■ TASK STATEMENT
Copy all of the material word for word, except for the pictures.

※ ※ ※

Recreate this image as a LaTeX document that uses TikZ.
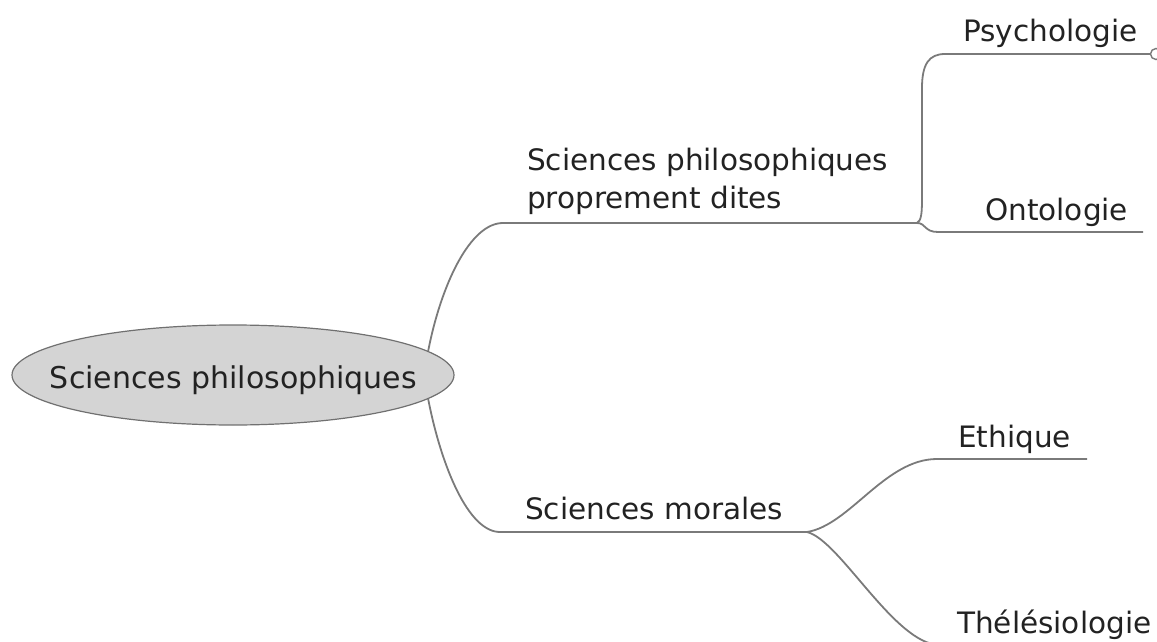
\documentclass[tikz,border=0pt]{standalone}
\usepackage{fontspec}
\setmainfont{DejaVu Sans}
\usetikzlibrary{shapes.geometric}
\definecolor{linec}{HTML}{7A7A7A}
\definecolor{txtc}{HTML}{222222}
\definecolor{ellfill}{HTML}{D4D4D4}
\definecolor{ellc}{HTML}{707070}
\begin{document}
\begin{tikzpicture}[x=1pt,y=-1pt,
  conn/.style={draw=linec,line width=1.8pt},
  lbl/.style={inner sep=0pt,anchor=base west,text=txtc,font=\fontsize{29.5}{38}\selectfont},
  rootshape/.style={ellipse,draw=ellc,line width=1.2pt,fill=ellfill,minimum width=442pt,minimum height=100pt,inner sep=0pt},
  roottext/.style={inner sep=0pt,anchor=base,text=txtc,font=\fontsize{30}{36}\selectfont},
  knob/.style={draw=linec,line width=1.4pt,fill=white,circle,inner sep=0pt,minimum size=11pt}]
\useasboundingbox (0,0) rectangle (1157,642);
\clip (0,0) rectangle (1157,642);

% nodes
\node[rootshape] (root) at (233,375) {};
\node[roottext] (roottxt) at (233.5,388) {Sciences philosophiques};
\node[lbl,align=left] (spd) at (527,208) {Sciences philosophiques\\proprement dites};
\node[lbl] (mor) at (525,519) {Sciences morales};
\node[lbl] (psy) at (963,42) {Psychologie};
\node[lbl] (onto) at (985,220) {Ontologie};
\node[lbl] (eth) at (958,447) {Ethique};
\node[lbl] (thel) at (957,633) {Thélésiologie};

% connector end points
\coordinate (spdL) at (503,223);
\coordinate (J1) at (917,223);
\coordinate (morL) at (500,532);
\coordinate (J2) at (807,532);
\coordinate (psyL) at (945,54);
\coordinate (psyR) at (1150,54);
\coordinate (ontoL) at (938,232);
\coordinate (ontoR) at (1143,232);
\coordinate (ethL) at (937,459);
\coordinate (ethR) at (1087,459);
\coordinate (thelL) at (940,645);
\coordinate (thelR) at (1160,645);

% connectors
\draw[conn] (root.7) .. controls (441,285) and (470,223) .. (spdL) -- (J1);
\draw[conn] (root.-7) .. controls (441,465) and (468,532) .. (morL) -- (J2);
\draw[conn] (J1) .. controls (921,221) and (922,214) .. (922,200) -- (922,88) .. controls (922,64) and (929,54) .. (psyL) -- (psyR);
\draw[conn] (J1) .. controls (926,223) and (924,232) .. (ontoL) -- (ontoR);
\draw[conn] (J2) .. controls (850,525) and (885,459) .. (ethL) -- (ethR);
\draw[conn] (J2) .. controls (840,540) and (895,645) .. (thelL) -- (thelR);
\node[knob] (psyknob) at (1156,54) {};
\end{tikzpicture}
\end{document}
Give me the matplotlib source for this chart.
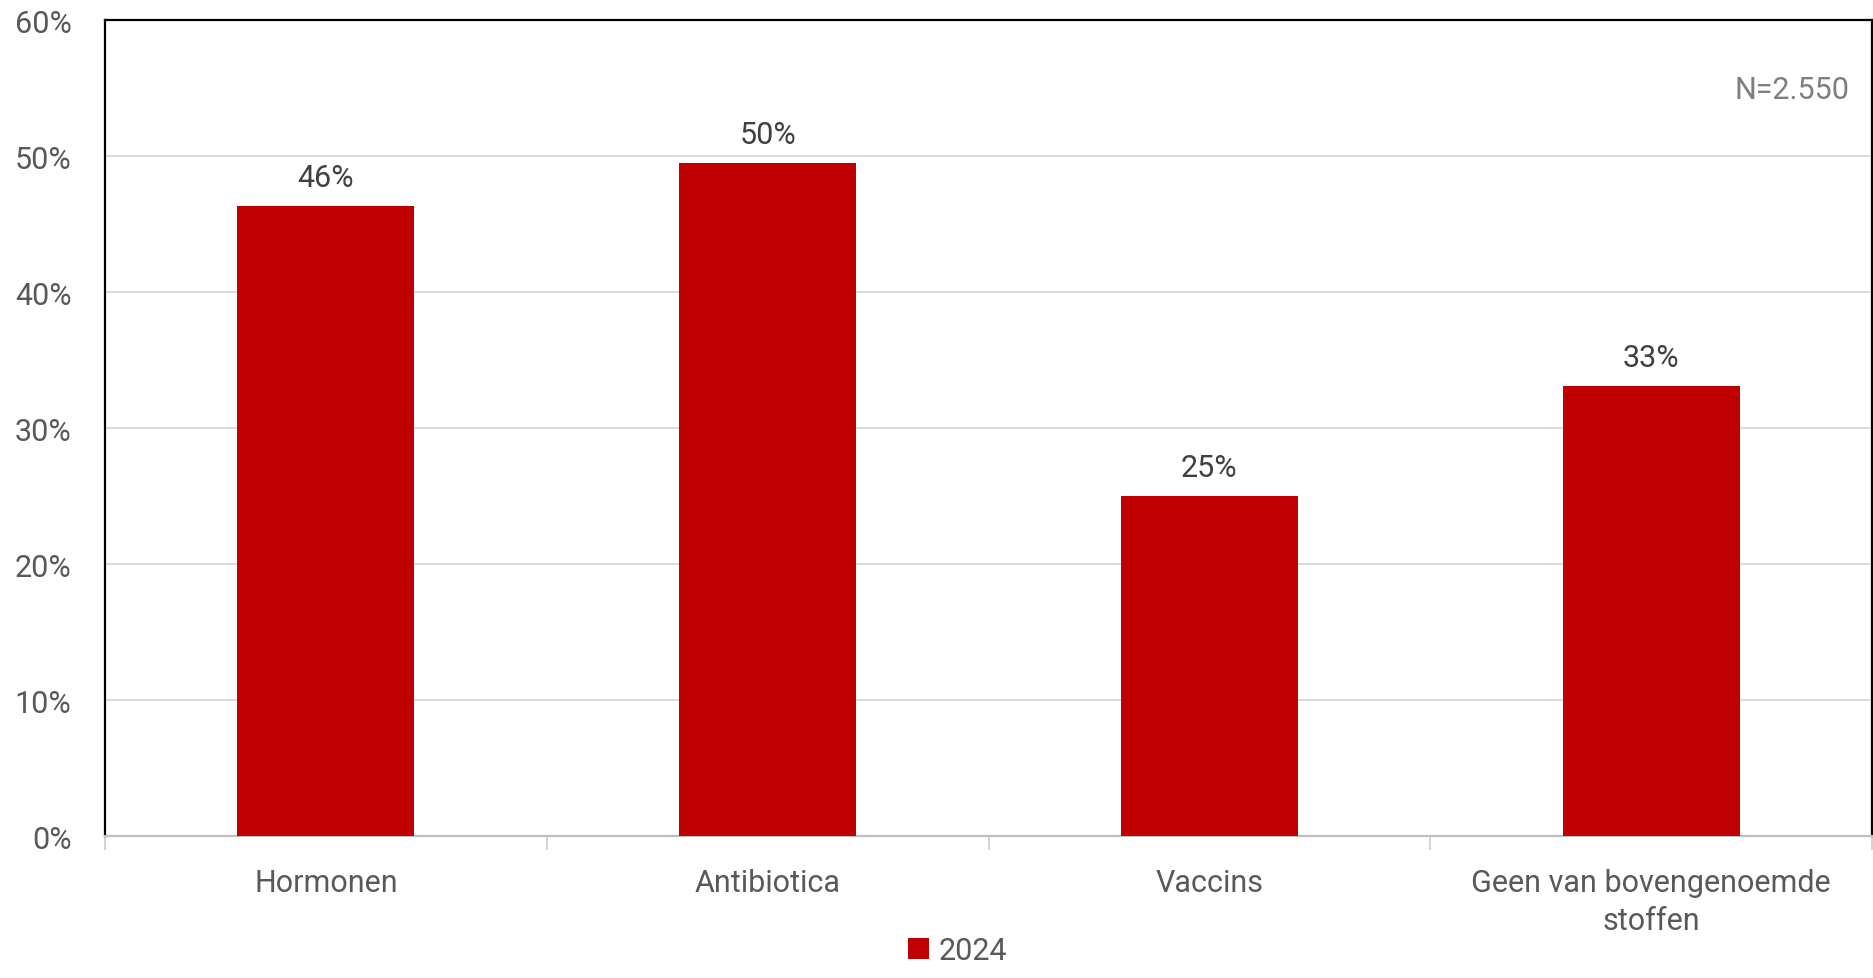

※ ※ ※

■ EXERCISE ANSWER
Recreate this image as a LaTeX document that uses TikZ.
\documentclass[tikz,border=0pt]{standalone}
\usepackage{fontspec}
\setmainfont{DejaVu Sans}
\usetikzlibrary{shapes.geometric}
\definecolor{linec}{HTML}{7A7A7A}
\definecolor{txtc}{HTML}{222222}
\definecolor{ellfill}{HTML}{D4D4D4}
\definecolor{ellc}{HTML}{707070}
\begin{document}
\begin{tikzpicture}[x=1pt,y=-1pt,
  conn/.style={draw=linec,line width=1.8pt},
  lbl/.style={inner sep=0pt,anchor=base west,text=txtc,font=\fontsize{29.5}{38}\selectfont},
  rootshape/.style={ellipse,draw=ellc,line width=1.2pt,fill=ellfill,minimum width=442pt,minimum height=100pt,inner sep=0pt},
  roottext/.style={inner sep=0pt,anchor=base,text=txtc,font=\fontsize{30}{36}\selectfont},
  knob/.style={draw=linec,line width=1.4pt,fill=white,circle,inner sep=0pt,minimum size=11pt}]
\useasboundingbox (0,0) rectangle (1157,642);
\clip (0,0) rectangle (1157,642);

% nodes
\node[rootshape] (root) at (233,375) {};
\node[roottext] (roottxt) at (233.5,388) {Sciences philosophiques};
\node[lbl,align=left] (spd) at (527,208) {Sciences philosophiques\\proprement dites};
\node[lbl] (mor) at (525,519) {Sciences morales};
\node[lbl] (psy) at (963,42) {Psychologie};
\node[lbl] (onto) at (985,220) {Ontologie};
\node[lbl] (eth) at (958,447) {Ethique};
\node[lbl] (thel) at (957,633) {Thélésiologie};

% connector end points
\coordinate (spdL) at (503,223);
\coordinate (J1) at (917,223);
\coordinate (morL) at (500,532);
\coordinate (J2) at (807,532);
\coordinate (psyL) at (945,54);
\coordinate (psyR) at (1150,54);
\coordinate (ontoL) at (938,232);
\coordinate (ontoR) at (1143,232);
\coordinate (ethL) at (937,459);
\coordinate (ethR) at (1087,459);
\coordinate (thelL) at (940,645);
\coordinate (thelR) at (1160,645);

% connectors
\draw[conn] (root.7) .. controls (441,285) and (470,223) .. (spdL) -- (J1);
\draw[conn] (root.-7) .. controls (441,465) and (468,532) .. (morL) -- (J2);
\draw[conn] (J1) .. controls (921,221) and (922,214) .. (922,200) -- (922,88) .. controls (922,64) and (929,54) .. (psyL) -- (psyR);
\draw[conn] (J1) .. controls (926,223) and (924,232) .. (ontoL) -- (ontoR);
\draw[conn] (J2) .. controls (850,525) and (885,459) .. (ethL) -- (ethR);
\draw[conn] (J2) .. controls (840,540) and (895,645) .. (thelL) -- (thelR);
\node[knob] (psyknob) at (1156,54) {};
\end{tikzpicture}
\end{document}
Give me the matplotlib source for this chart.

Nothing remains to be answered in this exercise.